In other words, you can keep lowering the barrier to self-publishing, but eventually you're not left with much of an actual business. I think criticsquid's reply said it well; there's a huge difference between simplicity and lacking in features.
I think one direction you might look into is selling yourself as a discriminating/curated blog platform, much like The Deck did with their curated Ad Network for the creative industry.
At any rate, you need to add some value here. At present, I just can't (personally) see any reason why I'd choose your platform over the other options.
You did a great job convincing me I need something to fix it.
Increase the quality of the design by attention to detail (the colour is great.. find the right reading font, line-height, buttons, fields styles etc) and make the experience *elegant"and I think that's when you'll see adoption.
But... I don't get how you are better. You have only stating that you are better. I would also like to see examples of your strength (I know you pointed that your blog is running on the platform, but I don't see anything useful on your blog about how you are better).
Try looking at http://www.smugmug.com/ They have a similar philosophy to you guys (in the photos space).
I think that's asking too much for a blogging system where it has free and wastly used alternatives.
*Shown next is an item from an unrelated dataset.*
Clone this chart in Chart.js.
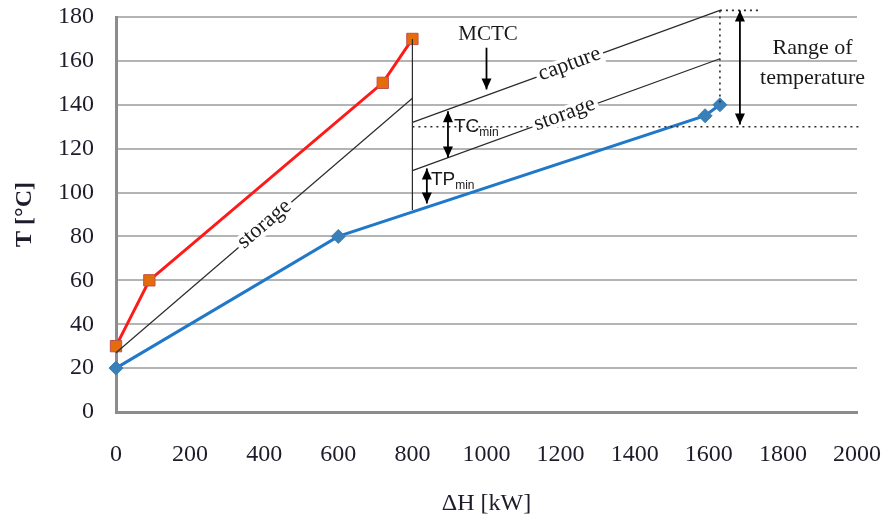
<!DOCTYPE html>
<html>
<head>
<meta charset="utf-8">
<script src="https://cdn.jsdelivr.net/npm/chart.js@4.4.0/dist/chart.umd.min.js"></script>
<style>
  html, body { margin: 0; padding: 0; background: #fff; }
  #wrap { width: 890px; height: 518px; }
</style>
</head>
<body>
<div id="wrap"><canvas id="tc"></canvas></div>
<script>
// hot composite curve (red, squares)
var hotH = [0, 90, 720, 800]
var hotT = [30, 60, 150, 170]
// cold composite curve (blue, diamonds)
var coldH = [0, 600, 1590, 1630]
var coldT = [20, 80, 135, 140]
// storage line under the hot curve
var store1H = [0, 800]
var store1T = [27, 143]
// vertical drop at 800 kW
var dropH = [800, 800]
var dropT = [170, 92]
// MCTC capture and storage lines
var captH = [800, 1630]
var captT = [132, 183]
var store2H = [800, 1630]
var store2T = [110, 161]
// dotted guides
var dotLowH = [800, 2010]
var dotLowT = [130, 130]
var dotTopH = [1630, 1740]
var dotTopT = [183, 183]
var dotVertH = [1630, 1630]
var dotVertT = [183, 140]

var xTicks = [0, 200, 400, 600, 800, 1000, 1200, 1400, 1600, 1800, 2000]
var yTicks = [0, 20, 40, 60, 80, 100, 120, 140, 160, 180]

function pts(xs, ys) {
    return xs.map((v, i) => ({ x: v, y: ys[i] }))
}

function thin(xs, ys, dash) {
    return {
        data: pts(xs, ys),
        showLine: true,
        borderColor: '#2b2b2b',
        borderWidth: dash ? 1.6 : 1.2,
        borderDash: dash ? [2, 4] : [],
        pointRadius: 0,
        clip: false
    }
}

var serif = 'Liberation Serif'

// text and arrows drawn on top, placed in data units through the scales
var notes = {
    id: 'notes',
    afterDatasetsDraw(chart) {
        var ctx = chart.ctx
        var sx = chart.scales.x, sy = chart.scales.y
        var px = v => sx.getPixelForValue(v)
        var py = v => sy.getPixelForValue(v)
        ctx.save()

        function onLine(text, xs, ys, at) {
            var x0 = px(xs[0]), y0 = py(ys[0]), x1 = px(xs[1]), y1 = py(ys[1])
            var t = (at - xs[0]) / (xs[1] - xs[0])
            var cx = x0 + (x1 - x0) * t, cy = y0 + (y1 - y0) * t
            ctx.save()
            ctx.translate(cx, cy)
            ctx.rotate(Math.atan2(y1 - y0, x1 - x0))
            ctx.font = '22px "' + serif + '"'
            var w = ctx.measureText(text).width
            ctx.fillStyle = '#fff'
            ctx.fillRect(-w / 2 - 3, -9, w + 6, 18)
            ctx.fillStyle = '#1a1a1a'
            ctx.textAlign = 'center'
            ctx.textBaseline = 'middle'
            ctx.fillText(text, 0, -1)
            ctx.restore()
        }

        function head(x, y, dir) {
            ctx.beginPath()
            ctx.moveTo(x, y)
            ctx.lineTo(x - 5, y - dir * 11)
            ctx.lineTo(x + 5, y - dir * 11)
            ctx.closePath()
            ctx.fill()
        }

        function arrow(xv, fromT, toT, both) {
            var x = px(xv), ya = py(fromT), yb = py(toT)
            ctx.strokeStyle = '#000'
            ctx.fillStyle = '#000'
            ctx.lineWidth = 1.8
            ctx.beginPath()
            ctx.moveTo(x, ya)
            ctx.lineTo(x, yb)
            ctx.stroke()
            head(x, yb, yb > ya ? 1 : -1)
            if (both) head(x, ya, ya > yb ? 1 : -1)
        }

        onLine('storage', store1H, store1T, 402)
        onLine('capture', captH, captT, 1225)
        onLine('storage', store2H, store2T, 1212)

        arrow(1000, 166, 147, false)
        arrow(1684, 183, 131, true)
        arrow(896, 137, 116, true)
        arrow(839, 111, 95, true)

        ctx.fillStyle = '#1a1a1a'
        ctx.textAlign = 'center'
        ctx.textBaseline = 'middle'
        ctx.font = '21px "' + serif + '"'
        ctx.fillText('MCTC', px(1004), py(172))
        ctx.font = '22px "' + serif + '"'
        ctx.fillText('Range of', px(1880), py(166))
        ctx.fillText('temperature', px(1880), py(152))

        // TCmin / TPmin with subscripts
        function sub(main, low, xv, yv) {
            ctx.textAlign = 'left'
            ctx.font = '19px "Liberation Sans"'
            var x = px(xv), y = py(yv)
            ctx.fillText(main, x, y)
            var w = ctx.measureText(main).width
            ctx.font = '12px "Liberation Sans"'
            ctx.fillText(low, x + w, y + 6)
        }
        sub('TC', 'min', 912, 130)
        sub('TP', 'min', 850, 106)

        ctx.restore()
    }
}

var ctx = document.getElementById('tc').getContext('2d')
var chart = new Chart(ctx, {
    type: 'scatter',
    data: {
        datasets: [
            thin(store1H, store1T),
            thin(dropH, dropT),
            thin(captH, captT),
            thin(store2H, store2T),
            thin(dotLowH, dotLowT, true),
            thin(dotTopH, dotTopT, true),
            thin(dotVertH, dotVertT, true),
            {
                data: pts(hotH, hotT),
                showLine: true,
                borderColor: '#ff1a1a',
                borderWidth: 3,
                pointStyle: 'rect',
                pointRadius: 8,
                pointBackgroundColor: '#e46c0a',
                pointBorderColor: '#c0504d',
                pointBorderWidth: 1,
                clip: false
            },
            {
                data: pts(coldH, coldT),
                showLine: true,
                borderColor: '#1f78c8',
                borderWidth: 3,
                pointStyle: 'rectRot',
                pointRadius: 7,
                pointBackgroundColor: '#3a80b8',
                pointBorderColor: '#3a80b8',
                pointBorderWidth: 1,
                clip: false
            }
        ]
    },
    options: {
        responsive: true,
        maintainAspectRatio: false,
        animation: false,
        layout: { padding: { left: 0, right: 33, top: 17, bottom: 0 } },
        plugins: {
            legend: { display: false },
            tooltip: { enabled: false }
        },
        scales: {
            x: {
                type: 'linear',
                min: 0,
                max: 2000,
                afterBuildTicks: s => { s.ticks = xTicks.map(v => ({ value: v })) },
                afterFit: s => {
                    s.height = 106
                    s.paddingLeft = 0
                    s.paddingRight = 0
                },
                grid: { display: false },
                border: { display: true, color: '#8c8c8c', width: 3 },
                ticks: {
                    color: '#1c1c2a',
                    padding: 20,
                    maxRotation: 0,
                    callback: v => String(v),
                    font: { family: serif, size: 24 }
                },
                title: {
                    display: true,
                    text: 'ΔH [kW]',
                    color: '#1c1c2a',
                    padding: { top: 18, bottom: 0 },
                    font: { family: serif, size: 24 }
                }
            },
            y: {
                type: 'linear',
                min: 0,
                max: 180,
                afterBuildTicks: s => { s.ticks = yTicks.map(v => ({ value: v })) },
                afterFit: s => {
                    s.width = 116
                    s.paddingTop = 0
                    s.paddingBottom = 0
                },
                grid: { color: '#b4b4b4', lineWidth: 2, drawTicks: false },
                border: { display: true, color: '#8c8c8c', width: 3 },
                ticks: {
                    color: '#1c1c2a',
                    padding: 22,
                    callback: v => String(v),
                    font: { family: serif, size: 24 }
                },
                title: {
                    display: true,
                    text: 'T [°C]',
                    color: '#1c1c2a',
                    padding: { top: 10 },
                    font: { family: serif, size: 24, weight: 'bold' }
                }
            }
        }
    },
    plugins: [notes]
})
</script>
</body>
</html>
You guys need to put up a video and/or a presentation, some visual candy so that people would know what they are about to get.
the example in the main page does not show anything that is being backed up by a blogging system. it's just text and a hyperlink.
What would be interesting is a blog platform that can do more to make the reading experience more pleasurable, like really nice fontography and so on.
2. Trying again - nothing.
3. Probably occupied already I think and try with "testing" - some red-letter angry error.
4. Changing URL to Brytter.com, clicking on "my blogs" - barely visible in the top right corner despite being logged in - getting prompted with a "which blog would you like to do write on" dropdown.
5. No "test" nor "testing" there - and no way to create a new blog.
I think you just forgot the V and the P in MVP.